Fenomena aneh, tetapi nyata ini, bisa terjadi karena inti demokrasi adalah hak membuat aturan ada pada manusia, bukan Tuhan (Allah Swt). Akibatnya, para penguasa bisa membuat aturan sesuka hati mereka untuk memuluskan syahwat politiknya. Bahkan, mereka bisa saling bekerja sama—meski berbeda fraksi—demi menggolkan suatu regulasi yang dikehendaki. Pada intinya, pemberantasan korupsi dalam demokrasi hanyalah basa-basi. 


Korupsi tidak akan benar-benar diberantas karena dianggap menguntungkan para politisi. Kewenangan KPK saja bisa “dimutilasi” hingga menjadi lemah sekali. Betapa tidak, selama ini demokrasi dicitrakan sebagai pemerintahan bersih dan transparan karena para pemimpinnya adalah pilihan rakyat. Namun nyatanya, demokrasi justru melindungi pelaku korupsi. Lalu apa makna pemberantasan korupsi yang selalu digaung-gaungkan? 


Korupsi tidak akan benar-benar diberantas, karena dianggap menguntungkan para politisi. Namun praktiknya berbanding terbalik, bukan saja mendapatkan keringanan hukuman setelah bebas, justru mantan napi tersebut bisa berkuasa dan melenggang dengan leluasa. Anda yakin mereka sudah tobat dan tidak akan mengulangi untuk berbuat korup?
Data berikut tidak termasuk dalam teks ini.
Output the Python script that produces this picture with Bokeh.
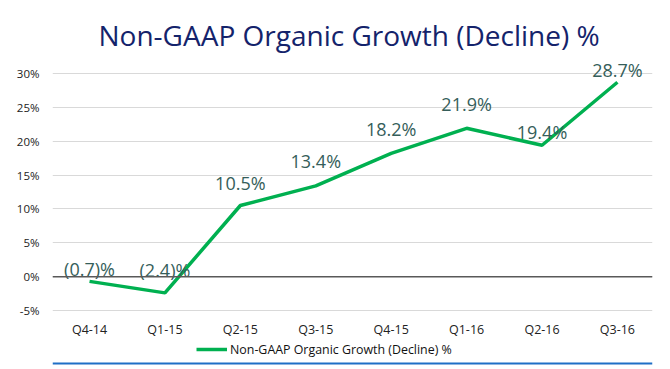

Apakah hukuman yang dilayangkan pada pelaku korupsi sudah memberi efek jera hingga dengan mudah mengkandidatkannya sebagai bacaleg?

Jika serius ingin Indonesia bebas dari korupsi, kita butuh mengubah sistem pemerintahan dari demokrasi menjadi sistem Islam. Aturan dalam sistem Islam bukanlah buatan manusia, melainkan berasal dari wahyu-Nya yang terjamin sahih. Inilah yang lebih dikenal sebagai Khilafah. Dalam sistem Khilafah, salah satu syarat penguasa adalah sifat adil. Allah Swt. berfirman di dalam QS An-Nahl: 90, “Sungguh Allah memerintahkan (kamu) untuk berbuat adil dan berbuat baik.”


Keadilan penguasa merupakan hal yang sangat penting. Rasulullah saw. bersabda, “Sehari seorang pemimpin yang adil lebih utama daripada beribadah 60 tahun; dan satu hukum ditegakkan di bumi akan dijumpainya lebih bersih daripada hujan 40 hari.” (HR Thabrani, Bukhari, Muslim, dan Imam Ishaq).

Dalam Islam, kepemimpinan dan kekuasaan adalah amanah. Tanggung jawabnya tidak hanya di hadapan manusia di dunia, tetapi juga di hadapan Allah ta'ala hingga di akhirat kelak. Karena itu, sistem Islam yang disandarkan pada akidah Islam memberikan solusi yang tidak hanya muncul ketika ada masalah. Sistem Islam mencegah manusia dari perbuatan tercela. Pada titik inilah, Islam memberikan solusi secara sistematis dan ideologis terkait pemberantasan korupsi.


Keadilan penguasa merupakan hal yang sangat penting. Rasulullah Saw. bersabda; 

“Sehari seorang pemimpin yang adil lebih utama daripada beribadah 60 tahun; dan satu hukum ditegakkan di bumi akan dijumpainya lebih bersih daripada hujan 40 hari.” (HR Thabrani, Bukhari, Muslim, dan Imam Ishaq).


Oleh karena itu, untuk mewujudkan pemerintahan yang bersih tidak cukup dengan memilih pemimpin yang bersih. Jika pun ada orang yang awalnya bersih, ketika masuk ke dalam sistem demokrasi, ia cenderung akan ikut arus menjadi korup. Sudah banyak buktinya, beberapa politisi yang awalnya terkenal bersih, ternyata turut tersandung kasus korupsi.


Maka menurut Ibnu Taimiyah, As-Siyasah asy-Syar’iyah, satu-satunya sistem pemerintahan yang bersih dan adil itu adalah Khilafah. Khilafah merupakan satu-satunya sistem yang berasaskan akidah Islam. Seluruh hukum Allah Swt. akan tegak dengan adanya sistem ini. Inilah wujud nyata keadilan. Artinya, orang yang adil adalah orang yang menegakkan hukum Allah ta'ala, baik untuk dirinya sendiri maupun masyarakat.